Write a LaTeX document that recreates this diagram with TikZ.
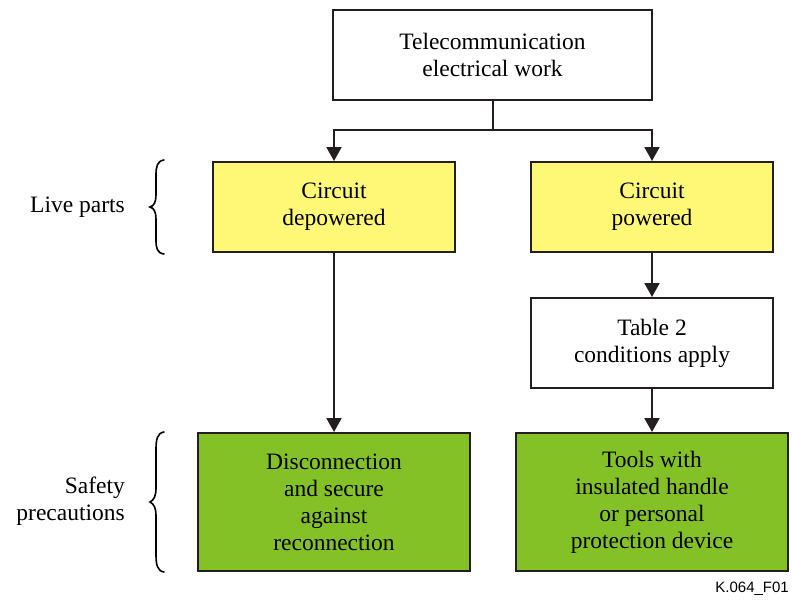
\documentclass[tikz,border=0pt]{standalone}
\usepackage{fontspec}
\setmainfont{Liberation Serif}
\newfontfamily\labelsans{Liberation Sans}
\usetikzlibrary{arrows.meta}
\definecolor{boxline}{HTML}{231F20}
\definecolor{yellowfill}{HTML}{FFF877}
\definecolor{greenfill}{HTML}{84C127}
\tikzset{
  box/.style={draw=boxline, line width=2pt, inner sep=0pt, align=center,
    font=\fontsize{23.5}{27}\selectfont, text=black},
  whitebox/.style={box, fill=white},
  yellowbox/.style={box, fill=yellowfill},
  greenbox/.style={box, fill=greenfill},
  conn/.style={draw=boxline, line width=2pt, -{Triangle[width=15pt,length=14pt]}},
  plainconn/.style={draw=boxline, line width=2pt},
  sidelabel/.style={align=right, anchor=east, inner sep=0pt, font=\fontsize{23.5}{27}\selectfont},
  bracestyle/.style={draw=black, line width=1.6pt, line cap=round}
}
\begin{document}
\begin{tikzpicture}[x=1pt,y=-1pt]
\path[use as bounding box, fill=white] (0,0) rectangle (792,600);

\node[whitebox, minimum width=319pt, minimum height=90pt] (top) at (492.5,55) {Telecommunication\\electrical work};
\node[yellowbox, minimum width=242pt, minimum height=90pt] (cd) at (334,207) {Circuit\\depowered};
\node[yellowbox, minimum width=242pt, minimum height=90pt] (cp) at (652,207) {Circuit\\powered};
\node[whitebox, minimum width=242pt, minimum height=90pt] (t2) at (652,343) {Table 2\\conditions apply};
\node[greenbox, minimum width=272pt, minimum height=138pt] (dis) at (334,502) {Disconnection\\and secure\\against\\reconnection};
\node[greenbox, minimum width=272pt, minimum height=138pt] (tools) at (652,502) {Tools with\\insulated handle\\or personal\\protection device};

\coordinate (split) at (492.5,130);
\draw[plainconn] (top.south) -- (split);
\draw[conn] (split) -| (cd.north);
\draw[conn] (split) -| (cp.north);
\draw[conn] (cd.south) -- (dis.north);
\draw[conn] (cp.south) -- (t2.north);
\draw[conn] (t2.south) -- (tools.north);

\node[sidelabel] (live) at (125,207) {Live parts};
\node[sidelabel] (safety) at (125,501) {Safety\\precautions};

\draw[bracestyle] (164,160) .. controls (157,161) and (156,167) .. (156,175) -- (156,195)
  .. controls (156,202) and (154,206) .. (150,207)
  .. controls (154,208) and (156,212) .. (156,219) -- (156,240)
  .. controls (156,248) and (157,253) .. (164,254);
\draw[bracestyle] (164,432) .. controls (157,433) and (156,440) .. (156,450) -- (156,488)
  .. controls (156,496) and (154,500) .. (150,502)
  .. controls (154,504) and (156,508) .. (156,516) -- (156,554)
  .. controls (156,564) and (157,571) .. (164,572);

\node[anchor=east, inner sep=0pt, font=\labelsans\fontsize{15}{18}\selectfont] (ref) at (789,589) {K.064\_F01};
\end{tikzpicture}
\end{document}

*Directions for this task:* Skip every picture and transcribe the data above exactly.

*Reply:*
Write a LaTeX document that recreates this diagram with TikZ.
\documentclass[tikz,border=0pt]{standalone}
\usepackage{fontspec}
\setmainfont{Liberation Serif}
\newfontfamily\labelsans{Liberation Sans}
\usetikzlibrary{arrows.meta}
\definecolor{boxline}{HTML}{231F20}
\definecolor{yellowfill}{HTML}{FFF877}
\definecolor{greenfill}{HTML}{84C127}
\tikzset{
  box/.style={draw=boxline, line width=2pt, inner sep=0pt, align=center,
    font=\fontsize{23.5}{27}\selectfont, text=black},
  whitebox/.style={box, fill=white},
  yellowbox/.style={box, fill=yellowfill},
  greenbox/.style={box, fill=greenfill},
  conn/.style={draw=boxline, line width=2pt, -{Triangle[width=15pt,length=14pt]}},
  plainconn/.style={draw=boxline, line width=2pt},
  sidelabel/.style={align=right, anchor=east, inner sep=0pt, font=\fontsize{23.5}{27}\selectfont},
  bracestyle/.style={draw=black, line width=1.6pt, line cap=round}
}
\begin{document}
\begin{tikzpicture}[x=1pt,y=-1pt]
\path[use as bounding box, fill=white] (0,0) rectangle (792,600);

\node[whitebox, minimum width=319pt, minimum height=90pt] (top) at (492.5,55) {Telecommunication\\electrical work};
\node[yellowbox, minimum width=242pt, minimum height=90pt] (cd) at (334,207) {Circuit\\depowered};
\node[yellowbox, minimum width=242pt, minimum height=90pt] (cp) at (652,207) {Circuit\\powered};
\node[whitebox, minimum width=242pt, minimum height=90pt] (t2) at (652,343) {Table 2\\conditions apply};
\node[greenbox, minimum width=272pt, minimum height=138pt] (dis) at (334,502) {Disconnection\\and secure\\against\\reconnection};
\node[greenbox, minimum width=272pt, minimum height=138pt] (tools) at (652,502) {Tools with\\insulated handle\\or personal\\protection device};

\coordinate (split) at (492.5,130);
\draw[plainconn] (top.south) -- (split);
\draw[conn] (split) -| (cd.north);
\draw[conn] (split) -| (cp.north);
\draw[conn] (cd.south) -- (dis.north);
\draw[conn] (cp.south) -- (t2.north);
\draw[conn] (t2.south) -- (tools.north);

\node[sidelabel] (live) at (125,207) {Live parts};
\node[sidelabel] (safety) at (125,501) {Safety\\precautions};

\draw[bracestyle] (164,160) .. controls (157,161) and (156,167) .. (156,175) -- (156,195)
  .. controls (156,202) and (154,206) .. (150,207)
  .. controls (154,208) and (156,212) .. (156,219) -- (156,240)
  .. controls (156,248) and (157,253) .. (164,254);
\draw[bracestyle] (164,432) .. controls (157,433) and (156,440) .. (156,450) -- (156,488)
  .. controls (156,496) and (154,500) .. (150,502)
  .. controls (154,504) and (156,508) .. (156,516) -- (156,554)
  .. controls (156,564) and (157,571) .. (164,572);

\node[anchor=east, inner sep=0pt, font=\labelsans\fontsize{15}{18}\selectfont] (ref) at (789,589) {K.064\_F01};
\end{tikzpicture}
\end{document}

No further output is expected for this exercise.